September 15, 2022 at 3:02 a.m.

At least in Russian roulette you have only a one-in-six chance of dying.

There are so many frightening sentences and stats and numbers in Dale Ellis' story the other day that we scarcely know where to begin. So how about here: Show this editorial (and Dale Ellis' story from Monday, where we get our info) to your kids.

Ungodly amounts of fentanyl, heroin's deadly cousin, are on the American market today, sometimes hidden in other drugs. Two milligrams can kill you, according to the CDC. And what does two milligrams look like?

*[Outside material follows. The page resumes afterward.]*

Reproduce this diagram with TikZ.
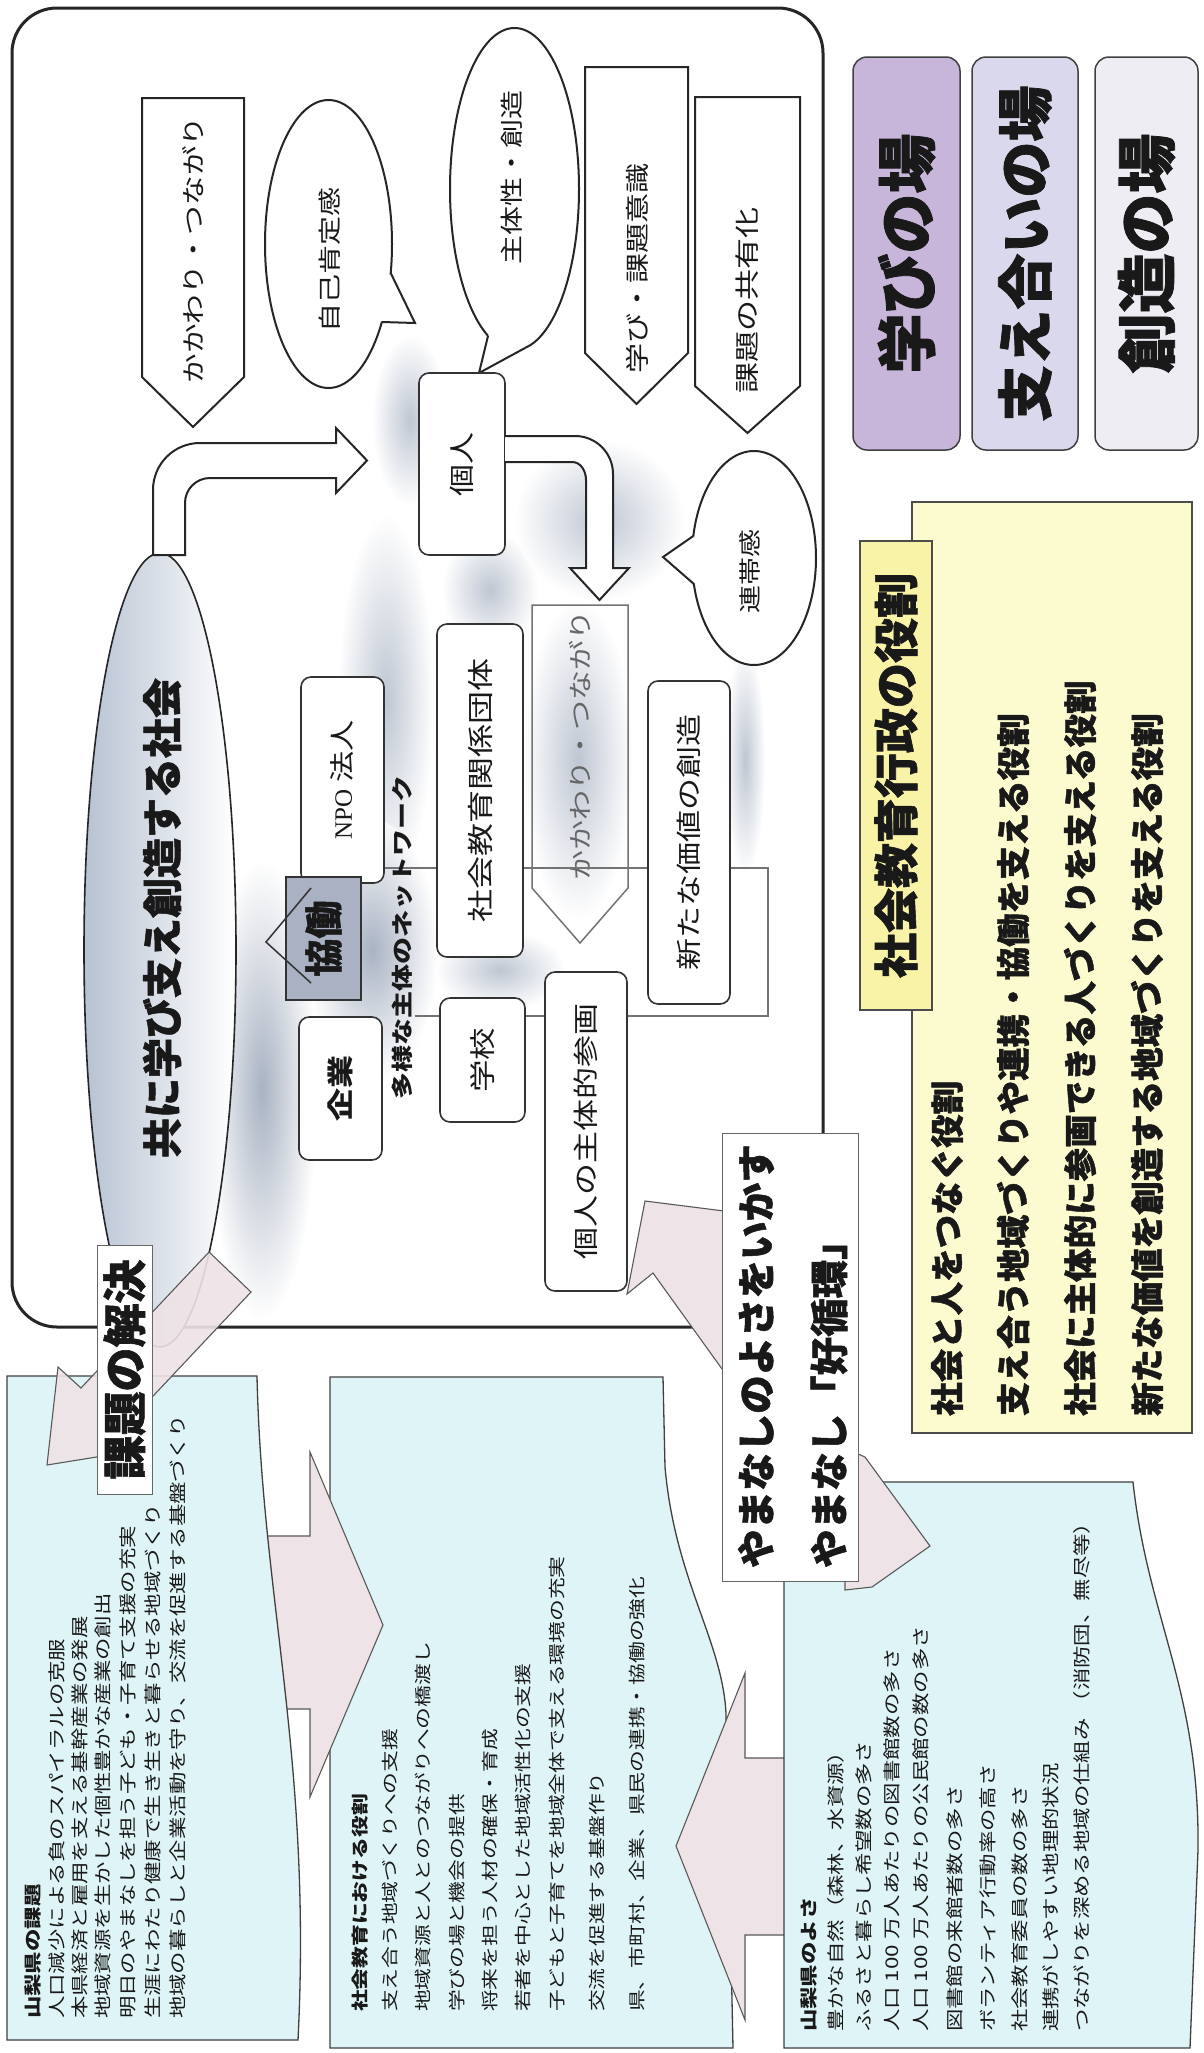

It'd be about enough to cover up the year pressed into that copper penny in your pocket.

Some other scares in the story:

• According to the Centers for Disease Control, fentanyl is 50 to 100 times more potent than heroin and morphine.

• Of the 107,000-plus people who died of an overdose in the United States in 2021, 67 percent--two in three--died from overdoses "attributable to synthetic opioids."

• Gangs in Mexico are mass-producing deadly fentanyl and fentanyl-laced fake prescription pills designed to look like legit prescription drugs, often with enough fentanyl in them to kill.

• These drugs are on the streets in Arkansas.

This from one agent at the U.S. Drug Enforcement Administration office in Little Rock: "Once fentanyl came on the scene it ushered in the deadliest era we've seen yet when it comes to drugs. Drug overdoses are now the leading killer of Americans between the age of 18 and 45, and 70 percent of those deaths are caused by synthetic opioids like fentanyl."

In 2021 alone, the story said, the DEA has seized enough fentanyl to kill every person in the United States. And that's just the drugs the feds seized. The amount on the street surely must be much more.

And because the fentanyl is disguised, the folks who take it might not even know they're taking it. Many wake up dead. (Warning: Don't take any pill you don't get at the pharmacy.)

The DEA isn't going to fix this problem. The border control folks aren't going to fix this problem. This problem is going to have to be fixed on the "demand" end. That is, with all of us who warn everybody in our orbit: Fake, laced, deadly pills are on the street. Don't even take an aspirin if you didn't get it from a reliable source.

And the guy at the party isn't a reliable source.